*Instruction*. Skip every image and restate the data word for word.

*Source data*.
>>

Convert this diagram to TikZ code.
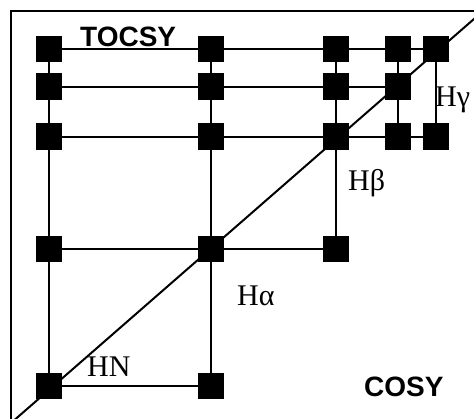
\documentclass[tikz,border=0pt]{standalone}
\usepackage{fontspec}
\setmainfont{Liberation Serif}
\setsansfont{Liberation Sans}
\usetikzlibrary{positioning}

\begin{document}
\begin{tikzpicture}[x=1pt, y=-1pt,
  pk/.style={fill=black, minimum size=26.5pt, inner sep=0pt},
  ln/.style={line width=2pt},
  tag/.style={anchor=base west, inner sep=0pt, font=\fontsize{30}{32}\selectfont},
  expt/.style={anchor=base west, inner sep=0pt, font=\fontsize{28}{30}\selectfont\sffamily\bfseries}]
  \useasboundingbox (0,0) rectangle (474,418);
  \clip (0,0) rectangle (474,418);
  % frame
  \draw[line width=1.3pt] (11,440) -- (11,11) -- (490,11);
  % diagonal
  \coordinate (lo) at (0,432.6);
  \coordinate (hi) at (490,5);
  \draw[ln] (lo) -- (hi);
  % cross peaks
  \node[pk] (r1c1) at (49,49) {};
  \node[pk] (r1c2) at (211,49) {};
  \node[pk] (r1c3) at (336,49) {};
  \node[pk] (r1c4) at (398,49) {};
  \node[pk] (r1c5) at (436,49) {};
  \node[pk] (r2c1) at (49,86.7) {};
  \node[pk] (r2c2) at (211,86.7) {};
  \node[pk] (r2c3) at (336,86.7) {};
  \node[pk] (r2c4) at (398,86.7) {};
  \node[pk] (r3c1) at (49,136.7) {};
  \node[pk] (r3c2) at (211,136.7) {};
  \node[pk] (r3c3) at (336,136.7) {};
  \node[pk] (r3c4) at (398,136.7) {};
  \node[pk] (r3c5) at (436,136.7) {};
  \node[pk] (r4c1) at (49,249) {};
  \node[pk] (r4c2) at (211,249) {};
  \node[pk] (r4c3) at (336,249) {};
  \node[pk] (r5c1) at (49,386) {};
  \node[pk] (r5c2) at (211,386) {};
  % rows
  \draw[ln] (r1c1) -- (r1c2) -- (r1c3) -- (r1c4) -- (r1c5);
  \draw[ln] (r2c1) -- (r2c2) -- (r2c3) -- (r2c4);
  \draw[ln] (r3c1) -- (r3c2) -- (r3c3) -- (r3c4) -- (r3c5);
  \draw[ln] (r4c1) -- (r4c2) -- (r4c3);
  \draw[ln] (r5c1) -- (r5c2);
  % columns
  \draw[ln] (r1c1) -- (r2c1) -- (r3c1) -- (r4c1) -- (r5c1);
  \draw[ln] (r1c2) -- (r2c2) -- (r3c2) -- (r4c2) -- (r5c2);
  \draw[ln] (r1c3) -- (r2c3) -- (r3c3) -- (r4c3);
  \draw[ln] (r1c4) -- (r2c4) -- (r3c4);
  \draw[ln] (r1c5) -- (r3c5);
  % labels
  \node[expt] (tocsy) at (80,46.7) {TOCSY};
  \node[expt] (cosy) at (364,396) {COSY};
  \node[tag] (hg) at (435,106) {Hγ};
  \node[tag] (hb) at (348,190.7) {Hβ};
  \node[tag] (ha) at (237,305) {Hα};
  \node[tag] (hn) at (87,376.7) {HN};
\end{tikzpicture}
\end{document}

<<

*Correct response*.
Convert this diagram to TikZ code.
\documentclass[tikz,border=0pt]{standalone}
\usepackage{fontspec}
\setmainfont{Liberation Serif}
\setsansfont{Liberation Sans}
\usetikzlibrary{positioning}

\begin{document}
\begin{tikzpicture}[x=1pt, y=-1pt,
  pk/.style={fill=black, minimum size=26.5pt, inner sep=0pt},
  ln/.style={line width=2pt},
  tag/.style={anchor=base west, inner sep=0pt, font=\fontsize{30}{32}\selectfont},
  expt/.style={anchor=base west, inner sep=0pt, font=\fontsize{28}{30}\selectfont\sffamily\bfseries}]
  \useasboundingbox (0,0) rectangle (474,418);
  \clip (0,0) rectangle (474,418);
  % frame
  \draw[line width=1.3pt] (11,440) -- (11,11) -- (490,11);
  % diagonal
  \coordinate (lo) at (0,432.6);
  \coordinate (hi) at (490,5);
  \draw[ln] (lo) -- (hi);
  % cross peaks
  \node[pk] (r1c1) at (49,49) {};
  \node[pk] (r1c2) at (211,49) {};
  \node[pk] (r1c3) at (336,49) {};
  \node[pk] (r1c4) at (398,49) {};
  \node[pk] (r1c5) at (436,49) {};
  \node[pk] (r2c1) at (49,86.7) {};
  \node[pk] (r2c2) at (211,86.7) {};
  \node[pk] (r2c3) at (336,86.7) {};
  \node[pk] (r2c4) at (398,86.7) {};
  \node[pk] (r3c1) at (49,136.7) {};
  \node[pk] (r3c2) at (211,136.7) {};
  \node[pk] (r3c3) at (336,136.7) {};
  \node[pk] (r3c4) at (398,136.7) {};
  \node[pk] (r3c5) at (436,136.7) {};
  \node[pk] (r4c1) at (49,249) {};
  \node[pk] (r4c2) at (211,249) {};
  \node[pk] (r4c3) at (336,249) {};
  \node[pk] (r5c1) at (49,386) {};
  \node[pk] (r5c2) at (211,386) {};
  % rows
  \draw[ln] (r1c1) -- (r1c2) -- (r1c3) -- (r1c4) -- (r1c5);
  \draw[ln] (r2c1) -- (r2c2) -- (r2c3) -- (r2c4);
  \draw[ln] (r3c1) -- (r3c2) -- (r3c3) -- (r3c4) -- (r3c5);
  \draw[ln] (r4c1) -- (r4c2) -- (r4c3);
  \draw[ln] (r5c1) -- (r5c2);
  % columns
  \draw[ln] (r1c1) -- (r2c1) -- (r3c1) -- (r4c1) -- (r5c1);
  \draw[ln] (r1c2) -- (r2c2) -- (r3c2) -- (r4c2) -- (r5c2);
  \draw[ln] (r1c3) -- (r2c3) -- (r3c3) -- (r4c3);
  \draw[ln] (r1c4) -- (r2c4) -- (r3c4);
  \draw[ln] (r1c5) -- (r3c5);
  % labels
  \node[expt] (tocsy) at (80,46.7) {TOCSY};
  \node[expt] (cosy) at (364,396) {COSY};
  \node[tag] (hg) at (435,106) {Hγ};
  \node[tag] (hb) at (348,190.7) {Hβ};
  \node[tag] (ha) at (237,305) {Hα};
  \node[tag] (hn) at (87,376.7) {HN};
\end{tikzpicture}
\end{document}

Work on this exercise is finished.